What marketers can learn from the economy of convenience

If you think about it, money is a ridiculous concept. Without going into a William Jennings Bryan gold standard history lesson, let’s just say the idea that I can hold this thing, this little cloth rectangle of varying denomination, and exchange it for tangible goods and services is, at the very least, a system of belief.

How we carry our money, and how we’ve evolved to think about our money, is an even stranger anthropological phenomenon. For a while, we represented our worth exclusively in a way you could touch — cash. It was finite, and it kept things simple: When I’m out, I’m out. The rise of plastic in the 1960s made commerce easier, but not simpler: When I’m out, I can still keep going. And how much do I really have, anyway?

And now, here we are — a wallet-less society, if we so choose. Pay with your phone, pay through an app, pay with an automatic deduction you set up once. And you and probably don’t even remember your password to access and cancel. There’s money — your money — flying around in every direction almost every day, and you don’t even have to stop and think about it. And you’re fine with that.

Researchers coined a name for this: It’s called the credit card premium.

We are smack dab in the middle of the culture of convenience.

In short, when you don’t have cash, you spend more money. It makes perfect sense — parting with a crisp $20 bill is a little more sorrowful than a mindless swipe of a card, even if you tacked on a few more items to raise your total to $25. The majority of consumers think this way, and businesses are foaming at the pocketbook to get in line.

We are smack dab in the middle of the culture of convenience. There’s an app for every one of our whims, many with premium features for which we don’t think twice about upgrading. Once you’ve linked up your bank account with Uber, Apple Music or Tinder Plus (don’t lie), money is forever in the background, and it’s all about that sweet, sweet content.

To me, this willingness to so easily separate ourselves from our cash (especially in the millennial generation) signals that we value convenience and customer service more highly than ever before. Uber might add a 150 percent surcharge during peak hours, but for the clean car, friendly driver and access to Spotify, I’ll happily pay it.

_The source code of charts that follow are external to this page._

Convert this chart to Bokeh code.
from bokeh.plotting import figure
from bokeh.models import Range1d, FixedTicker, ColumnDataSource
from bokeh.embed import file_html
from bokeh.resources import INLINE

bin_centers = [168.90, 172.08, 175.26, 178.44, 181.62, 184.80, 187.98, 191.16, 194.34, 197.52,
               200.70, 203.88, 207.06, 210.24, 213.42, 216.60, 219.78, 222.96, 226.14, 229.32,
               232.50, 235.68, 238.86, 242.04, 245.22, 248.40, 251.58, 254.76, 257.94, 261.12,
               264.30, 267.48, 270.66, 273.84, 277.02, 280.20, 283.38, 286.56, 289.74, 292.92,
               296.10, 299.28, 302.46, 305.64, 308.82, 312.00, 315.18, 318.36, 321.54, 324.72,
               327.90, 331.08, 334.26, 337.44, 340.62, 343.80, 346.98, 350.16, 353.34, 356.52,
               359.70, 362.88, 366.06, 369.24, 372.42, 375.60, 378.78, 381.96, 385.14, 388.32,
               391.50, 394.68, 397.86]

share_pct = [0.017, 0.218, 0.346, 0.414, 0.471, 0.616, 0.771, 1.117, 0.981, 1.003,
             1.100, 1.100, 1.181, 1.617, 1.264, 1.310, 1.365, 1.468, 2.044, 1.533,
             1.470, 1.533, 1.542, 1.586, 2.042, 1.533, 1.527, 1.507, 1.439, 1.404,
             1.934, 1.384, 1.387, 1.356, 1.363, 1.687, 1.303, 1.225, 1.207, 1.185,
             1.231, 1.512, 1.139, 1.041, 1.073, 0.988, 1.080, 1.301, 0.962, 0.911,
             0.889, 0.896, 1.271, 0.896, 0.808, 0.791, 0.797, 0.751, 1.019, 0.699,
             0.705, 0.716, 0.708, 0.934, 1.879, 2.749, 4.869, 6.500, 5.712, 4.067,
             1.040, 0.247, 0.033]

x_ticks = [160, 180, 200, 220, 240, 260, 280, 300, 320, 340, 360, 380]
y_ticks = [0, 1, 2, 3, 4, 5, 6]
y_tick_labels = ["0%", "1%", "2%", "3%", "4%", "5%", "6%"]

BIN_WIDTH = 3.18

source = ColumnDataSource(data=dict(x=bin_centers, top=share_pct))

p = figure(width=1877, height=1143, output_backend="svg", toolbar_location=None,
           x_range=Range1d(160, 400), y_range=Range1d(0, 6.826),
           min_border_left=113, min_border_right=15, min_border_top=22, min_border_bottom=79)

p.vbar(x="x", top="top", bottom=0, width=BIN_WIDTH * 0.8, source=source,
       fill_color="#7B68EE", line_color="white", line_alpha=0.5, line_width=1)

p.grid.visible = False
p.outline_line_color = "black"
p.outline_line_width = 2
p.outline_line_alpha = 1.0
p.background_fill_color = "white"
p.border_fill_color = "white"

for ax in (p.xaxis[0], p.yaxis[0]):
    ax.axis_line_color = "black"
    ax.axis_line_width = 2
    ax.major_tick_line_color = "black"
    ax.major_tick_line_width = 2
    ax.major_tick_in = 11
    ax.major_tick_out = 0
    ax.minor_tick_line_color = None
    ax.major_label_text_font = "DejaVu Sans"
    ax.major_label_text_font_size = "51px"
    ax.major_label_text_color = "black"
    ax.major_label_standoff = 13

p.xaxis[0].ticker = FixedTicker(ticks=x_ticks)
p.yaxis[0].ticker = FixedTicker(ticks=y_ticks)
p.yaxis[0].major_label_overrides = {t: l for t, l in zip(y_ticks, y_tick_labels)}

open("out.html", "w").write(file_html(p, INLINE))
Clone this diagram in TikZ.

It’s given whole new meaning to the irritating phrase “convenience charge.” Now, thanks to innovations like one-click payments on Amazon, I can actually see the convenience in real life, make it personal to me and accept it with no problems.

If this sounds like a utopian world where happy consumers are forking over extra nickels and dimes where they never would have in the past, it is — for brands.

In this on-demand economy, we’ve grown accustomed to sharing personal information with our devices in exchange for the ease of transactions. The younger the buyer, the more willing and trusting they are. In 2015, millennials overtook all other generations in terms of size, and each year more and more of those millennial buyers are buying more and more. And that means enormous reserves of data for retailers and marketers who can now serve real-time convenience to the cash-less masses.

As companies get a better understanding of what we buy, they’re beginning to map how we buy it. Select Target stores have already installed beacons that communicate with shoppers’ cell phones, using location data to learn about consumer buyer habits that can greatly influence the layout of stores, placement of certain products and staffing management.

This type of opt-out technology will have plenty of detractors who view it as invasive, but the same argument could have been made when we started feeding routing numbers into our phones. In fact, Apple Pay, which is quickly emerging as the new standard in commerce, has measures in place to prevent the type of wide-scale credit card data breach we’ve seen retailers suffer in the past several decades.

The methods of studying consumer behavior may have changed with new technology, but marketers have long gleaned insight from buyers in order to make the shopping experience more convenient. Which, as we know, makes it more lucrative for businesses.

I don’t think any technology will soon replace credit cards in totality. That shouldn’t even be the goal. You can see by the list of Apple Pay’s early-adopting retailers — McDonald’s, Walgreens, Starbucks — that marketers understand how squeezing the most out of small “cash” transactions and making that upcharge a subconscious decision on the part of the consumer will go a long way.

With the help of marketers, technology enables us to feel like winners: the personalized ping when you’re one aisle over from a great deal, the promo code to get 20 percent off your next ride, the instant-order barcode scanners. There may be a small price to pay for feeling like a winner, and it’s probably a couple bucks more than you would have paid in cash.